3. Adaptive Test Suites: QA in Sync with Development
Games are no longer static launches; they are living ecosystems. Test suites must evolve in parallel.
- Living test cases: Each new feature, whether it is a multiplayer lobby system, a cosmetic store, or a physics tweak, must be folded into regression suites. Functionality testing becomes a rolling process rather than a one-off milestone.
- Sprint-aligned testing: Agile methodologies demand sprint-synced QA. Testers align with development sprints, validating functionality as features integrate into the build pipeline. This keeps QA tightly embedded in the product lifecycle instead of being a postscript.
- Version-aware branching: DLC drops, feature toggles, and experimental builds complicate QA coverage. Version-aware test suites ensure each variant is validated against its intended configuration, avoiding the nightmare of regressions creeping in through unchecked branches.
An adaptive test suite transforms QA from a checkpoint into a continuous assurance engine, matching the pace of iterative development.

4. Team Roles: Structuring a Scalable QA Squad
No functionality testing strategy succeeds without the right team structure. Scalable QA squads balance specialization with coordination.
- Structured Testing Leads: Own the design of test suites and coverage maps, ensuring every gameplay loop and feature has a documented validation path.

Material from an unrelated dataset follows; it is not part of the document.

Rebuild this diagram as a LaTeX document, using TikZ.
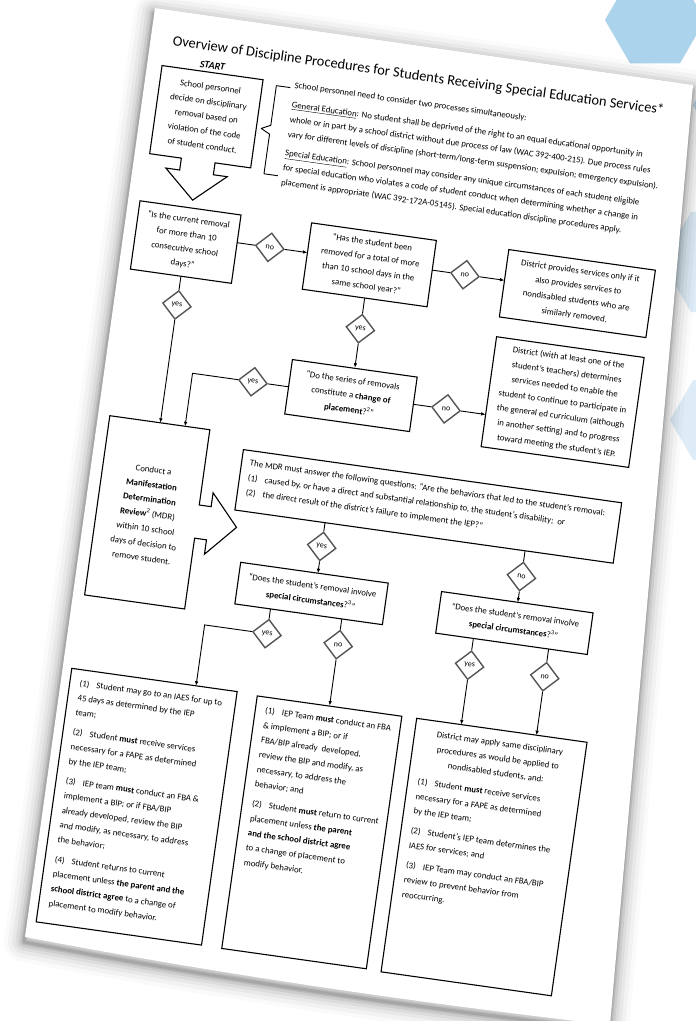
\documentclass[tikz,border=0pt]{standalone}
\usepackage{fontspec}
\setmainfont{Carlito}
\usetikzlibrary{arrows.meta,shapes.geometric}
\definecolor{hexA}{RGB}{172,211,236}
\definecolor{hexB}{RGB}{198,225,242}
\definecolor{hexC}{RGB}{221,236,246}
\definecolor{diag}{RGB}{85,85,85}
\newcommand{\bodyfs}{\fontsize{8.8}{14.8}\selectfont}
\newcommand{\hi}[1]{\hangindent=17pt\hangafter=1\noindent\makebox[17pt][l]{#1}}
\begin{document}
\begin{tikzpicture}[x=1pt,y=-1pt,
  box/.style={draw, line width=1.1pt, inner sep=0pt, align=center, font=\bodyfs},
  lbox/.style={draw, line width=1.1pt, inner sep=0pt, font=\bodyfs},
  dec/.style={draw=diag, line width=1.4pt, diamond, minimum width=29pt, minimum height=29pt, inner sep=0pt, font=\fontsize{8}{9}\selectfont},
  conn/.style={line width=0.9pt},
  arr/.style={line width=0.9pt, -{Latex[length=4.5pt,width=3.6pt]}},
  outline/.style={line width=1.1pt, line join=miter},
  txt/.style={inner sep=0pt, font=\bodyfs}
]
\useasboundingbox (0,0) rectangle (696,1021);
\fill[white] (0,0) rectangle (696,1021);
% background hexagons
\foreach \cx/\cy/\r/\c in {655/20/50/hexA, 745/105/52/hexB, 560/-45/45/hexB, 720/262/58/hexC, 716/420/46/hexC}
  \fill[\c] (\cx,\cy) +(0:\r) -- +(60:\r) -- +(120:\r) -- +(180:\r) -- +(240:\r) -- +(300:\r) -- cycle;
% page shadow and page
\foreach \w/\o in {40/0.02, 32/0.03, 24/0.04, 17/0.05, 11/0.07, 6/0.09, 3/0.1}
  \draw[line width=\w pt, black, opacity=\o, line join=round, shift={(-1,5)}]
    (155,8) -- (693,85) -- (610,1025) .. controls (420,1003) and (230,976) .. (25,937) -- cycle;
\fill[white] (155,8) -- (693,85) -- (610,1025) .. controls (420,1003) and (230,976) .. (25,937) -- cycle;

\begin{scope}[shift={(155,8)}, rotate=-8, every node/.append style={transform shape}]
\node[font=\fontsize{14.4}{17}\selectfont, inner sep=0pt] (title) at (270.5,31) {Overview of Discipline Procedures for Students Receiving Special Education Services*};
\node[font=\fontsize{10}{12}\selectfont\bfseries\itshape, inner sep=0pt] (start) at (65,49) {START};
% start box with down arrow
\draw[outline] (15,56) -- (117,56) -- (117,145) -- (81,145) -- (81,157) -- (95,157) -- (64,185) -- (33,157) -- (47,157) -- (47,145) -- (15,145) -- cycle;
\node[txt, align=center] (t1) at (66,100) {School personnel\\decide on disciplinary\\removal based on\\violation of the code\\of student conduct.};
% brace
\draw[line width=0.9pt, line join=round] (145,60) -- (131,60) -- (131,100) -- (122,104.5) -- (131,109) -- (131,149) -- (145,149);
\node[txt, anchor=base west] (intro) at (149,60) {\vtop{\hsize=430pt\parindent=0pt\raggedright
School personnel need to consider two processes simultaneously:\par\vspace{5pt}
\underline{General Education}: No student shall be deprived of the right to an equal educational opportunity in\\
whole or in part by a school district without due process of law (WAC 392-400-215). Due process rules\\
vary for different levels of discipline (short-term/long-term suspension; expulsion; emergency expulsion).\par\vspace{4pt}
\underline{Special Education}: School personnel may consider any unique circumstances of each student eligible\\
for special education who violates a code of student conduct when determining whether a change in\\
placement is appropriate (WAC 392-172A-05145). Special education discipline procedures apply.}};

% question boxes
\node[box, minimum width=102pt, minimum height=69pt] (qA) at (63,227.5) {“Is the current removal\\for more than 10\\consecutive school\\days?”};
\node[box, minimum width=126pt, minimum height=67pt] (qB) at (248,224.5) {“Has the student been\\removed for a total of more\\than 10 school days in the\\same school year?”};
\node[box, minimum width=148pt, minimum height=68pt] (d1) at (458,224) {District provides services only if it\\also provides services to\\nondisabled students who are\\similarly removed.};
\node[box, minimum width=126pt, minimum height=55pt] (qS) at (248,356.5) {“Do the series of removals\\constitute a \textbf{change of}\\\textbf{placement}?\textsuperscript{2}”};
\node[box, minimum width=149pt, minimum height=111pt] (d2) at (458.5,333.5) {District (with at least one of the\\student’s teachers) determines\\services needed to enable the\\student to continue to participate in\\the general ed curriculum (although\\in another setting) and to progress\\toward meeting the student’s IEP.};

% conduct MDR callout
\draw[outline] (12,410) -- (113,410) -- (113,486) -- (125,486) -- (125,472) -- (153,503) -- (125,534) -- (125,519.5) -- (113,519.5) -- (113,591) -- (12,591) -- cycle;
\node[txt, align=center] (cm) at (63,502) {Conduct a\\\textbf{Manifestation}\\\textbf{Determination}\\\textbf{Review}\textsuperscript{2} (MDR)\\within 10 school\\days of decision to\\remove student.};

% MDR questions
\node[lbox, minimum width=382pt, minimum height=61pt] (mdr) at (340,455.5) {\makebox[365pt][l]{\vbox to 43pt{\hsize=420pt\parindent=0pt\raggedright
The MDR must answer the following questions: “Are the behaviors that led to the student’s removal:\par
\hi{(1)}caused by, or have a direct and substantial relationship to, the student’s disability;\ \ or\par
\hi{(2)}the direct result of the district’s failure to implement the IEP?”\vfill}}};

\node[box, minimum width=149pt, minimum height=42pt] (sc1) at (236.5,558) {“Does the student’s removal involve\\\textbf{special circumstances}?\textsuperscript{3}”};
\node[box, minimum width=153pt, minimum height=42pt] (sc2) at (441.5,559) {“Does the student’s removal involve\\\textbf{special circumstances}?\textsuperscript{3}”};

% bottom boxes
\node[lbox, minimum width=167pt, minimum height=256pt] (L1) at (93,793.5) {\makebox[147pt][l]{\vbox to 236pt{\hsize=200pt\parindent=0pt\raggedright
\hi{(1)}Student may go to an IAES for up to\\45 days as determined by the IEP\\team;\par\vspace{5pt}
\hi{(2)}Student \textbf{must} receive services\\necessary for a FAPE as determined\\by the IEP team;\par\vspace{5pt}
\hi{(3)}IEP team \textbf{must} conduct an FBA \&\\implement a BIP; or if FBA/BIP\\already developed, review the BIP\\and modify, as necessary, to address\\the behavior;\par\vspace{5pt}
\hi{(4)}Student returns to current\\placement unless \textbf{the parent and the}\\\textbf{school district agree} to a change of\\placement to modify behavior.\vfill}}};
\node[lbox, minimum width=146pt, minimum height=255pt] (L2) at (270,794.5) {\makebox[126pt][l]{\vbox to 235pt{\hsize=200pt\parindent=0pt\raggedright
\hi{(1)}IEP Team \textbf{must} conduct an FBA\\\& implement a BIP; or if\\FBA/BIP already\ \ developed,\\review the BIP and modify, as\\necessary, to address the\\behavior; and\par\vspace{5pt}
\hi{(2)}Student \textbf{must} return to current\\placement unless \textbf{the parent}\\\textbf{and the school district agree}\\to a change of placement to\\modify behavior.\vfill}}};
\node[lbox, minimum width=172pt, minimum height=256pt] (L3) at (444,795) {\makebox[152pt][l]{\vbox to 236pt{\hsize=152pt\parindent=0pt\raggedright
{\centering District may apply same disciplinary\\procedures as would be applied to\\nondisabled students, and:\par}\vspace{5pt}
\hi{(1)}Student \textbf{must} receive services\\necessary for a FAPE as determined\\by the IEP team;\par\vspace{5pt}
\hi{(2)}Student’s IEP team determines the\\IAES for services; and\par\vspace{5pt}
\hi{(3)}IEP Team may conduct an FBA/BIP\\review to prevent behavior from\\reoccurring.\vfill}}};

% decision diamonds
\node[dec] (n1) at (147,221) {no};
\node[dec] (n2) at (344,221) {no};
\node[dec] (y1) at (63,291) {yes};
\node[dec] (y2) at (248,289) {yes};
\node[dec] (y3) at (149,356.5) {yes};
\node[dec] (n3) at (344,356.5) {no};
\node[dec] (y4) at (240,510) {yes};
\node[dec] (n4) at (442,512) {no};
\node[dec] (y5) at (198,604) {yes};
\node[dec] (n5) at (270,605) {no};
\node[dec] (y6) at (403,607) {yes};
\node[dec] (n6) at (479,608) {no};

% connector end points
\coordinate (aR) at (114,221);   \coordinate (bL) at (185,221);
\coordinate (bR) at (311,221);   \coordinate (d1L) at (384,221);
\coordinate (cT1) at (63,410);   \coordinate (k1) at (88,356.5); \coordinate (cT2) at (88,410);
\coordinate (d2L) at (384,356.5);
\coordinate (mB1) at (240,486);  \coordinate (sc1T) at (240,537);
\coordinate (mB2) at (442,486);  \coordinate (sc2T) at (442,538);
\coordinate (s1B1) at (198,579); \coordinate (k2) at (135,604); \coordinate (l1T) at (135,665.5);
\coordinate (s1B2) at (270,579);
\coordinate (s2B1) at (403,580); \coordinate (l3T1) at (403,667);
\coordinate (s2B2) at (479,580); \coordinate (l3T2) at (479,667);

% connectors
\draw[conn] (aR) -- (n1);  \draw[arr] (n1) -- (bL);
\draw[conn] (bR) -- (n2);  \draw[arr] (n2) -- (d1L);
\draw[conn] (qA.south) -- (y1);  \draw[arr] (y1) -- (cT1);
\draw[conn] (qB.south) -- (y2);  \draw[arr] (y2) -- (qS.north);
\draw[conn] (qS.west) -- (y3);   \draw[arr] (y3) -- (k1) -- (cT2);
\draw[conn] (qS.east) -- (n3);   \draw[arr] (n3) -- (d2L);
\draw[conn] (mB1) -- (y4);  \draw[arr] (y4) -- (sc1T);
\draw[conn] (mB2) -- (n4);  \draw[arr] (n4) -- (sc2T);
\draw[conn] (s1B1) -- (y5); \draw[arr] (y5) -- (k2) -- (l1T);
\draw[conn] (s1B2) -- (n5); \draw[arr] (n5) -- (L2.north);
\draw[conn] (s2B1) -- (y6); \draw[arr] (y6) -- (l3T1);
\draw[conn] (s2B2) -- (n6); \draw[arr] (n6) -- (l3T2);
\end{scope}
\end{tikzpicture}
\end{document}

- Exploratory Tester Bootcamps: Train testers to think destructively and uncover stress-driven crashes, which are essential for edge-case resilience.
- Automation Engineers: Build regression scaffolding, create unit playthrough bots, and maintain reporting systems that streamline repetitive checks.
- Device Coverage Leads: Manage device matrices and infrastructure, verifying consistency across the fragmented landscape of phones, tablets, controllers, and operating systems.
- Coordination workflows like sprint stand-ups, bug triage meetings, and regression gating keep these roles aligned. With the right team design, QA becomes scalable, efficient, and forward-looking.

5. iXie’s Approach: Testing That Moves With the Game
At iXie, we don’t see functionality testing as a single phase, we treat it as a flexible, evolving partnership with development.
- Flexible Pipelines: Our QA pipelines scale effortlessly, from indie MVPs to AAA live-service ecosystems. Whether it’s a mobile puzzle game or a persistent MMO, we adapt our frameworks to match the product’s lifecycle and needs.
- Cross-Platform Synergy: Our testers work seamlessly across Android, iOS, PC, consoles, and even browser-based platforms. This cross-pollination prevents siloed testing and ensures that changes on one platform don’t introduce regressions elsewhere.
- Continuous Evolution: We believe in shared ownership. By co-owning the functionality testing strategy with development teams, we embed regression, exploratory, and automation workflows as the game evolves.
The result? A living test system that doesn’t just keep up with your game, it grows with it.
Closing Thoughts
In the past, functionality testing was reactive: find the bug, log the bug, fix the bug. Today it is proactive, data-driven, and player-centric. By blending structured and exploratory methods, combining automation with human intuition, evolving test suites with development, and structuring QA squads for scalability, studios can move beyond bug-fixing into experience assurance.
The ultimate goal of functionality testing is simple: ensure that every player, on every device, in every session, experiences the game as intended, without friction, frustration, or breakdown. And when done right, functionality testing doesn’t just safeguard mechanics; it elevates the entire gaming experience.